Perché un ricorso in Cassazione può essere dichiarato inammissibile?
Un ricorso in Cassazione può essere dichiarato inammissibile se non rispetta i requisiti previsti dalla legge. Nel caso specifico, è stato ritenuto inammissibile perché i motivi presentati erano ‘meramente riproduttivi’, ovvero una semplice ripetizione delle argomentazioni già esaminate e correttamente respinte dalla Corte d’Appello, senza sollevare nuove questioni sulla corretta applicazione della legge.
Cosa significa che i motivi di un ricorso sono ‘meramente riproduttivi’?
Significa che l’appellante non ha sviluppato nuove critiche legali contro la sentenza di secondo grado, ma si è limitato a ripresentare le stesse identiche doglianze già avanzate e disattese nel precedente grado di giudizio. Questo approccio non è consentito nel giudizio di Cassazione, che è un controllo di legittimità e non un terzo esame del merito dei fatti.
Quali sono le conseguenze di una dichiarazione di inammissibilità del ricorso?
La principale conseguenza è che la Corte di Cassazione non esamina il merito della questione. La sentenza impugnata (in questo caso, quella della Corte d’Appello) diventa definitiva e irrevocabile. Inoltre, il ricorrente viene condannato al pagamento delle spese del procedimento e di una somma di denaro a titolo di sanzione a favore della Cassa delle ammende.
Testo del provvedimento
Ordinanza di Cassazione Penale Sez. 7 Num. 1162 Anno 2025
Penale Ord. Sez. 7 Num. 1162 Anno 2025
Presidente: COGNOME
Relatore: NOME
Data Udienza: 17/09/2024
ORDINANZA
sul ricorso proposto da: COGNOME nato il 12/10/1994
avverso la sentenza del 13/10/2023 della CORTE APPELLO di BOLOGNA
dato avviso alle parti;
udita la relazione svolta dal Consigliere NOME COGNOME
MOTIVI DELLA DECISIONE
NOME ricorre avverso la sentenza, in epigrafe indicata, della Corte di appello di Bologna che ha confermato la pronuncia di condanna del Tribunale di Parma per il reato di cui all’art. 73, comma 1, d.P.R. 9 ottobre 1990, n. 309.

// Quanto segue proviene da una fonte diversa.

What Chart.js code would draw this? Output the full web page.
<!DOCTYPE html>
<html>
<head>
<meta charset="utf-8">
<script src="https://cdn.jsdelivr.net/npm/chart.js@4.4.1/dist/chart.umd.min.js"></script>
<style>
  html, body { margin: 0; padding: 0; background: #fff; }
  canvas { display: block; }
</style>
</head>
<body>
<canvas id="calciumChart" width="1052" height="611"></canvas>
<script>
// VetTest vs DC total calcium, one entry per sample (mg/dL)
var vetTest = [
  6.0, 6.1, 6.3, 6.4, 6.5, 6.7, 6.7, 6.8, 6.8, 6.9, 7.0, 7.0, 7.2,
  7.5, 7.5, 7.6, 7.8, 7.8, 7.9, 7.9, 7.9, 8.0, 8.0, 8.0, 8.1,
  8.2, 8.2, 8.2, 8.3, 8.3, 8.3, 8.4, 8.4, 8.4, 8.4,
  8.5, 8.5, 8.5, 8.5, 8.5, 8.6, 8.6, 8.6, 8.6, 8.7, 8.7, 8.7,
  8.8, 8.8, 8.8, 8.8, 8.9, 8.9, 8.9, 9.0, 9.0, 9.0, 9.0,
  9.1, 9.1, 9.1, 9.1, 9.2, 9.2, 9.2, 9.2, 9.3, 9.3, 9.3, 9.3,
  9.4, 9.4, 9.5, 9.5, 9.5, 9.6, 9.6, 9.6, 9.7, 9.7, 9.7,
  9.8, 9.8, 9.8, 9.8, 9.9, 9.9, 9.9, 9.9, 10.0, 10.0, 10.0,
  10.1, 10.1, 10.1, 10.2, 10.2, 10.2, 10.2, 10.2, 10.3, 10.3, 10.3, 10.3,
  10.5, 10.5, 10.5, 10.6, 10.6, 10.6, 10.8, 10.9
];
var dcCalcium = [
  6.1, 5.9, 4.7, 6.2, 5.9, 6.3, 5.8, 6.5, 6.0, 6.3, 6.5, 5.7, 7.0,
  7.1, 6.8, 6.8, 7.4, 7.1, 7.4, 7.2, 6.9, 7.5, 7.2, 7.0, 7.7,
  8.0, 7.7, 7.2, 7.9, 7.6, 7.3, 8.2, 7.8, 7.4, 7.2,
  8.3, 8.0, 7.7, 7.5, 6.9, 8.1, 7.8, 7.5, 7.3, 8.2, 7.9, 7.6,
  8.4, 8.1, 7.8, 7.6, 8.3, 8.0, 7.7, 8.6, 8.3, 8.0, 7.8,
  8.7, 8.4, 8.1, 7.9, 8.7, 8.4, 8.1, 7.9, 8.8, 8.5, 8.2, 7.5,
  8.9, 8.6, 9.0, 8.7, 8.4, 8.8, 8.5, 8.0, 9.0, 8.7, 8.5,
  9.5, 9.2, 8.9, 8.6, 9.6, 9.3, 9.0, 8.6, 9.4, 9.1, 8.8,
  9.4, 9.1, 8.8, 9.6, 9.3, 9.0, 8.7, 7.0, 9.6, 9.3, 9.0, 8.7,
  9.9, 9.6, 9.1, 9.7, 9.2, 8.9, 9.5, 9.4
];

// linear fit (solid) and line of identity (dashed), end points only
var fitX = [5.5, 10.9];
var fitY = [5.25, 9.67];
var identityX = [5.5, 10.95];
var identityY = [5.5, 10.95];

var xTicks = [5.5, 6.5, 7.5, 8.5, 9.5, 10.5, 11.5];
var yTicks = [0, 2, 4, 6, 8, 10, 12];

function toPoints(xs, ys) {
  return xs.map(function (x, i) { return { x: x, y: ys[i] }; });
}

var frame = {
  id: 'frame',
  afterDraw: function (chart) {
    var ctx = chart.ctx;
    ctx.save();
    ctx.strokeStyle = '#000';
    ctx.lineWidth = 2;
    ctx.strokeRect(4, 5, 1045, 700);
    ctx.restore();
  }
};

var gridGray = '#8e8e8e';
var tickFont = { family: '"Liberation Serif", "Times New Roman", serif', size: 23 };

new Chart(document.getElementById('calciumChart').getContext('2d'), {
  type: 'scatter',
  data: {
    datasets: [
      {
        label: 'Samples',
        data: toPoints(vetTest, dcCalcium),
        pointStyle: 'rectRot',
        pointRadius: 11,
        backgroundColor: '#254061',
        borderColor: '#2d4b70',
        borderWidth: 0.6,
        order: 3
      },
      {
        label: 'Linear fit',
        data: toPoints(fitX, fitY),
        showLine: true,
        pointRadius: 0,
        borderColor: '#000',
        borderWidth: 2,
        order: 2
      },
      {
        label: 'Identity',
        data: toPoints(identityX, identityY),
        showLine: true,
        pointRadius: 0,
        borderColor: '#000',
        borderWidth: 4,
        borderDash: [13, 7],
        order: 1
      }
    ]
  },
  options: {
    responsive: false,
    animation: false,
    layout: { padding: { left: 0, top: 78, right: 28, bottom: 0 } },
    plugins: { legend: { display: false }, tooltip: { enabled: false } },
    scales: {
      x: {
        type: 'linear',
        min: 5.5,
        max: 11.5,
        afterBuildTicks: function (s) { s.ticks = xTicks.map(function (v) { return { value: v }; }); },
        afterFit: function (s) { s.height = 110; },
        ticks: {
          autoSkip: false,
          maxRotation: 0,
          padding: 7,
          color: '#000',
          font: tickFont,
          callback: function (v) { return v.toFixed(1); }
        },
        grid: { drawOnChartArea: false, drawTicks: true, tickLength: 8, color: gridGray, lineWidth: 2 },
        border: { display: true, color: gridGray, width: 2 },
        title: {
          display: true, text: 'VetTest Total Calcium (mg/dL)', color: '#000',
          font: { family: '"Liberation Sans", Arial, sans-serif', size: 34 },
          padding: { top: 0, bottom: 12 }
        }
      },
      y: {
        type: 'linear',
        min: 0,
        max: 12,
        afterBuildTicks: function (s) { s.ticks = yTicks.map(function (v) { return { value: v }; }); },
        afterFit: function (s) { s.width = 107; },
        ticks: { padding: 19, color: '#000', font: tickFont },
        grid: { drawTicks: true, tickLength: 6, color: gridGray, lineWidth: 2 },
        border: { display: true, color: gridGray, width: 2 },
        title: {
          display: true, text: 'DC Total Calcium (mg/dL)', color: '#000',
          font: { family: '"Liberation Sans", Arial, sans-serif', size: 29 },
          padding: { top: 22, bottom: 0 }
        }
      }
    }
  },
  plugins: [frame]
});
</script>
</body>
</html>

Ritenuto che i motivi sollevati (Carenza e illogicità della motivazione con riguardo alla mancata assoluzione dell’imputato per il reato ascritto; erronea applicazione della legge penale per la mancata derubricazione del contestato reato nella fattispecie di cui al comma 5 del citato art. 73 carenza ed illogicità della motivazione per la mancata esclusione della contestata recidiva; carenza ed illogicità della motivazione in ordine al mancato riconoscimento delle circostanze attenuanti generiche nella massima estensione ed in misura prevalente sulla contestata recidiva) non sono consentiti in sede di legittimità, perché meramente riproduttivi di profili di censura già adeguatamente vagliati e correttamente disattesi dalla Corte territoriale (pp. 4 – 9 sent. app.);
Rilevato, pertanto, che il ricorso deve essere dichiarato inammissibile, con la condanna del ricorrente al pagamento delle spese processuali e della somma di euro tremila in favore della Cassa delle ammende.
P.Q.M.
Dichiara inammissibile il ricorso e condanna il ricorrente al pagamento delle spese processuali e della somma di euro tremila in favore della Cassa delle ammende.